Objective: Will you output all of the data below exactly, omitting the images?

Available data:
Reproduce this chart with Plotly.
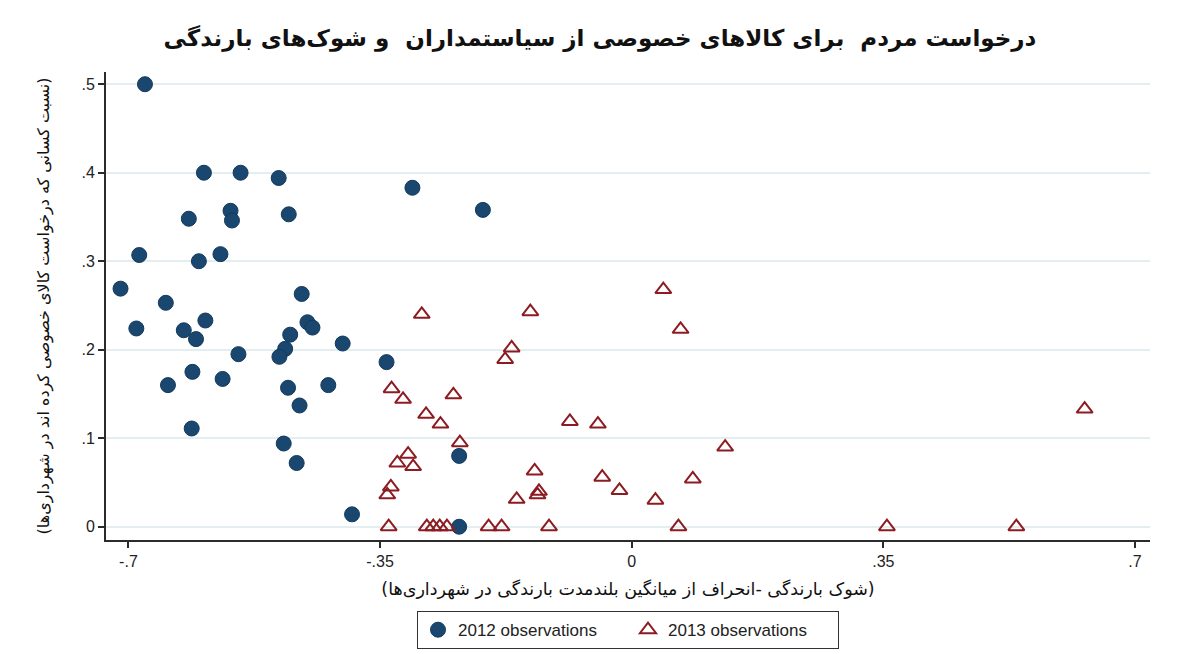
import plotly.graph_objects as go

# ---- data ----
x_2012 = [-0.677, -0.595, -0.544, -0.491, -0.305, -0.207, -0.616, -0.558, -0.556, -0.477,
          -0.685, -0.602, -0.572, -0.711, -0.648, -0.459, -0.689, -0.623, -0.593, -0.606,
          -0.547, -0.451, -0.444, -0.475, -0.482, -0.490, -0.402, -0.341, -0.645, -0.611,
          -0.569, -0.478, -0.422, -0.462, -0.612, -0.484, -0.466, -0.389, -0.240, -0.240]
y_2012 = [0.500, 0.400, 0.400, 0.394, 0.383, 0.358, 0.348, 0.357, 0.346, 0.353,
          0.307, 0.300, 0.308, 0.269, 0.253, 0.263, 0.224, 0.222, 0.233, 0.212,
          0.195, 0.231, 0.225, 0.217, 0.201, 0.192, 0.207, 0.186, 0.160, 0.175,
          0.167, 0.157, 0.160, 0.137, 0.111, 0.094, 0.072, 0.014, 0.080, 0.000]

x_2013 = [0.044, -0.292, -0.141, 0.068, -0.167, -0.176, -0.334, -0.318, -0.248, -0.286,
          -0.266, -0.239, -0.086, -0.047, 0.130, -0.311, -0.326, -0.304, -0.135, -0.041,
          0.085, -0.017, -0.335, -0.340, -0.129, -0.131, -0.160, 0.033, 0.630,
          -0.338, -0.285, -0.276, -0.267, -0.257, -0.199, -0.181, -0.115, 0.065, 0.355, 0.535]
y_2013 = [0.268, 0.240, 0.243, 0.223, 0.202, 0.189, 0.156, 0.144, 0.149, 0.127,
          0.116, 0.095, 0.119, 0.116, 0.090, 0.082, 0.072, 0.068, 0.063, 0.056,
          0.054, 0.041, 0.045, 0.036, 0.040, 0.036, 0.031, 0.030, 0.133,
          0.0, 0.0, 0.0, 0.0, 0.0, 0.0, 0.0, 0.0, 0.0, 0.0, 0.0]

x_tickvals = [-0.7, -0.35, 0, 0.35, 0.7]
x_ticktext = ["-.7", "-.35", "0", ".35", ".7"]
y_tickvals = [0, 0.1, 0.2, 0.3, 0.4, 0.5]
y_ticktext = ["0", ".1", ".2", ".3", ".4", ".5"]

series_names = ["2012 observations", "2013 observations"]

title_text = "درخواست مردم  برای کالاهای خصوصی از سیاستمداران  و شوک\u200cهای بارندگی"
y_title = "(نسبت کسانی که درخواست کالای خصوصی کرده اند در شهرداری\u200cها)"
x_title = "(شوک بارندگی -انحراف از میانگین بلندمدت بارندگی در شهرداری\u200cها)"

NAVY = "#1a476f"
MAROON = "#8c1c22"
AXIS = "#2b2b2b"
GRID = "#e3eef0"
FA_FONT = "DejaVu Sans"
LAT_FONT = "Liberation Sans, Arial, sans-serif"

fig = go.Figure()
fig.add_trace(go.Scatter(
    x=x_2012, y=y_2012, mode="markers", name=series_names[0],
    marker=dict(symbol="circle", size=15, color=NAVY,
                line=dict(color="#15395a", width=1)),
))
fig.add_trace(go.Scatter(
    x=x_2013, y=y_2013, mode="markers", name=series_names[1],
    marker=dict(symbol="triangle-up-open", size=14, color=MAROON,
                line=dict(color=MAROON, width=2)),
))

fig.update_layout(
    width=1200, height=654,
    margin=dict(l=106, r=50, t=72, b=114, autoexpand=False),
    paper_bgcolor="white", plot_bgcolor="white",
    title=dict(text=title_text, x=0.5, xanchor="center", y=1 - 38 / 654, yanchor="middle",
               font=dict(family=FA_FONT, size=23, color="#111111", weight="bold")),
    showlegend=True,
    legend=dict(orientation="h", x=0.5, xanchor="center", y=-0.152, yanchor="top",
                bordercolor="#333333", borderwidth=1, bgcolor="white",
                font=dict(family=LAT_FONT, size=17, color="#222222"),
                entrywidth=165, traceorder="normal"),
)

fig.update_xaxes(
    range=[-0.7312, 0.7209], tickvals=x_tickvals, ticktext=x_ticktext,
    showgrid=False, zeroline=False, showline=True, linecolor=AXIS, linewidth=2,
    ticks="outside", ticklen=6, tickwidth=2, tickcolor=AXIS,
    tickfont=dict(family=LAT_FONT, size=16, color="#222222"),
    title=dict(text=x_title, standoff=14,
               font=dict(family=FA_FONT, size=17.5, color="#111111")),
)
fig.update_yaxes(
    range=[-0.0150, 0.5138], tickvals=y_tickvals, ticktext=y_ticktext,
    showgrid=True, gridcolor=GRID, gridwidth=1.5, zeroline=False,
    showline=True, linecolor=AXIS, linewidth=2,
    ticks="outside", ticklen=6, tickwidth=2, tickcolor=AXIS,
    tickfont=dict(family=LAT_FONT, size=16, color="#222222"),
    title=dict(text=y_title, standoff=28,
               font=dict(family=FA_FONT, size=16, color="#111111")),
)

fig.write_html("out.html")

Reply to the task:
Reproduce this chart with Plotly.
import plotly.graph_objects as go

# ---- data ----
x_2012 = [-0.677, -0.595, -0.544, -0.491, -0.305, -0.207, -0.616, -0.558, -0.556, -0.477,
          -0.685, -0.602, -0.572, -0.711, -0.648, -0.459, -0.689, -0.623, -0.593, -0.606,
          -0.547, -0.451, -0.444, -0.475, -0.482, -0.490, -0.402, -0.341, -0.645, -0.611,
          -0.569, -0.478, -0.422, -0.462, -0.612, -0.484, -0.466, -0.389, -0.240, -0.240]
y_2012 = [0.500, 0.400, 0.400, 0.394, 0.383, 0.358, 0.348, 0.357, 0.346, 0.353,
          0.307, 0.300, 0.308, 0.269, 0.253, 0.263, 0.224, 0.222, 0.233, 0.212,
          0.195, 0.231, 0.225, 0.217, 0.201, 0.192, 0.207, 0.186, 0.160, 0.175,
          0.167, 0.157, 0.160, 0.137, 0.111, 0.094, 0.072, 0.014, 0.080, 0.000]

x_2013 = [0.044, -0.292, -0.141, 0.068, -0.167, -0.176, -0.334, -0.318, -0.248, -0.286,
          -0.266, -0.239, -0.086, -0.047, 0.130, -0.311, -0.326, -0.304, -0.135, -0.041,
          0.085, -0.017, -0.335, -0.340, -0.129, -0.131, -0.160, 0.033, 0.630,
          -0.338, -0.285, -0.276, -0.267, -0.257, -0.199, -0.181, -0.115, 0.065, 0.355, 0.535]
y_2013 = [0.268, 0.240, 0.243, 0.223, 0.202, 0.189, 0.156, 0.144, 0.149, 0.127,
          0.116, 0.095, 0.119, 0.116, 0.090, 0.082, 0.072, 0.068, 0.063, 0.056,
          0.054, 0.041, 0.045, 0.036, 0.040, 0.036, 0.031, 0.030, 0.133,
          0.0, 0.0, 0.0, 0.0, 0.0, 0.0, 0.0, 0.0, 0.0, 0.0, 0.0]

x_tickvals = [-0.7, -0.35, 0, 0.35, 0.7]
x_ticktext = ["-.7", "-.35", "0", ".35", ".7"]
y_tickvals = [0, 0.1, 0.2, 0.3, 0.4, 0.5]
y_ticktext = ["0", ".1", ".2", ".3", ".4", ".5"]

series_names = ["2012 observations", "2013 observations"]

title_text = "درخواست مردم  برای کالاهای خصوصی از سیاستمداران  و شوک\u200cهای بارندگی"
y_title = "(نسبت کسانی که درخواست کالای خصوصی کرده اند در شهرداری\u200cها)"
x_title = "(شوک بارندگی -انحراف از میانگین بلندمدت بارندگی در شهرداری\u200cها)"

NAVY = "#1a476f"
MAROON = "#8c1c22"
AXIS = "#2b2b2b"
GRID = "#e3eef0"
FA_FONT = "DejaVu Sans"
LAT_FONT = "Liberation Sans, Arial, sans-serif"

fig = go.Figure()
fig.add_trace(go.Scatter(
    x=x_2012, y=y_2012, mode="markers", name=series_names[0],
    marker=dict(symbol="circle", size=15, color=NAVY,
                line=dict(color="#15395a", width=1)),
))
fig.add_trace(go.Scatter(
    x=x_2013, y=y_2013, mode="markers", name=series_names[1],
    marker=dict(symbol="triangle-up-open", size=14, color=MAROON,
                line=dict(color=MAROON, width=2)),
))

fig.update_layout(
    width=1200, height=654,
    margin=dict(l=106, r=50, t=72, b=114, autoexpand=False),
    paper_bgcolor="white", plot_bgcolor="white",
    title=dict(text=title_text, x=0.5, xanchor="center", y=1 - 38 / 654, yanchor="middle",
               font=dict(family=FA_FONT, size=23, color="#111111", weight="bold")),
    showlegend=True,
    legend=dict(orientation="h", x=0.5, xanchor="center", y=-0.152, yanchor="top",
                bordercolor="#333333", borderwidth=1, bgcolor="white",
                font=dict(family=LAT_FONT, size=17, color="#222222"),
                entrywidth=165, traceorder="normal"),
)

fig.update_xaxes(
    range=[-0.7312, 0.7209], tickvals=x_tickvals, ticktext=x_ticktext,
    showgrid=False, zeroline=False, showline=True, linecolor=AXIS, linewidth=2,
    ticks="outside", ticklen=6, tickwidth=2, tickcolor=AXIS,
    tickfont=dict(family=LAT_FONT, size=16, color="#222222"),
    title=dict(text=x_title, standoff=14,
               font=dict(family=FA_FONT, size=17.5, color="#111111")),
)
fig.update_yaxes(
    range=[-0.0150, 0.5138], tickvals=y_tickvals, ticktext=y_ticktext,
    showgrid=True, gridcolor=GRID, gridwidth=1.5, zeroline=False,
    showline=True, linecolor=AXIS, linewidth=2,
    ticks="outside", ticklen=6, tickwidth=2, tickcolor=AXIS,
    tickfont=dict(family=LAT_FONT, size=16, color="#222222"),
    title=dict(text=y_title, standoff=28,
               font=dict(family=FA_FONT, size=16, color="#111111")),
)

fig.write_html("out.html")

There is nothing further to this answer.